§ WHAT THE TASK REQUIRES
What number of lines in the material contain the word "matplotlib"? Give that number alone.

======== DATA SHOWN

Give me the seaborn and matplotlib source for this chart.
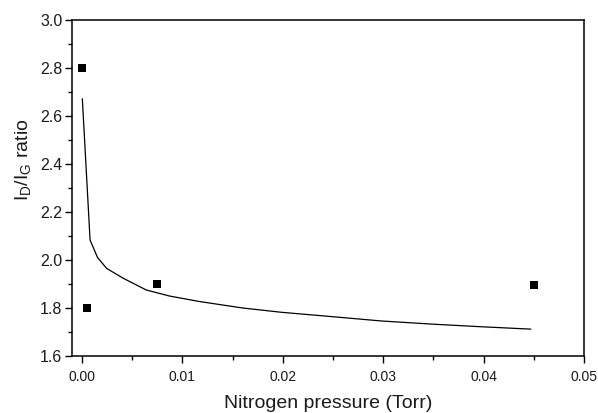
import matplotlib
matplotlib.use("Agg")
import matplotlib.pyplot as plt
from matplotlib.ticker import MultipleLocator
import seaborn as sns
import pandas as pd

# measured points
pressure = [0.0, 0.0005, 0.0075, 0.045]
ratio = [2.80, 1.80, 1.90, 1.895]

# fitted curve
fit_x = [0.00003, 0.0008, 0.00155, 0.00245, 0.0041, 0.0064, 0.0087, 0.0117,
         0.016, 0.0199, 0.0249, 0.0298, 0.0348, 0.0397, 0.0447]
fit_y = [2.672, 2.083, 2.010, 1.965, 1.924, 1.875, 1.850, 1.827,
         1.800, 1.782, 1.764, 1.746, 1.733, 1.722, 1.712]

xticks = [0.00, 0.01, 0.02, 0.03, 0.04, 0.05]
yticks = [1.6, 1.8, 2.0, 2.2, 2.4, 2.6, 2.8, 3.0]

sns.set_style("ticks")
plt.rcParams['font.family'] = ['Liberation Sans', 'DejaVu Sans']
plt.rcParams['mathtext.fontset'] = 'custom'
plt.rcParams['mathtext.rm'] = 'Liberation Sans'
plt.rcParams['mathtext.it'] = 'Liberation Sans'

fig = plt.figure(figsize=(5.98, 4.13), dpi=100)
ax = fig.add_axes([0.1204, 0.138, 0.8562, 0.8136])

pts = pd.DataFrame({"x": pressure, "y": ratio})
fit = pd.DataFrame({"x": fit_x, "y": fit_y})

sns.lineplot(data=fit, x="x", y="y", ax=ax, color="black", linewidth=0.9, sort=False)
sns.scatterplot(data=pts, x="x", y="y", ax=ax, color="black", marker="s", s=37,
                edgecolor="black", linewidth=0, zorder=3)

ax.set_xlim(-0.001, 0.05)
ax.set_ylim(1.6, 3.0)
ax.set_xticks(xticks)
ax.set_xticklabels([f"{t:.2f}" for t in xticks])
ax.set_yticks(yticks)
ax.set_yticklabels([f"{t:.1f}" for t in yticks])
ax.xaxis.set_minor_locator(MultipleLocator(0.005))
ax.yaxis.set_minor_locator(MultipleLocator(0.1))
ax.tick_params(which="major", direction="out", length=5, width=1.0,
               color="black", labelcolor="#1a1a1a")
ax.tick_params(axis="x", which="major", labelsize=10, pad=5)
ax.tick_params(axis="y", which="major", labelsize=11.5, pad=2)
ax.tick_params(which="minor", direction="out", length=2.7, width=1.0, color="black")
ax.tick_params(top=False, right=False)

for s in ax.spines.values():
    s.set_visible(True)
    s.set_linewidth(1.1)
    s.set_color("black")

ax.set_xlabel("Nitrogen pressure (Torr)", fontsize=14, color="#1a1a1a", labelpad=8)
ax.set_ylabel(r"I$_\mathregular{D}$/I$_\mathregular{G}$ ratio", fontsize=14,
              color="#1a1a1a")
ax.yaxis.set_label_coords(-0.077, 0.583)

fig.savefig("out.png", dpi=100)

================

§ THE COMPLETED TASK
5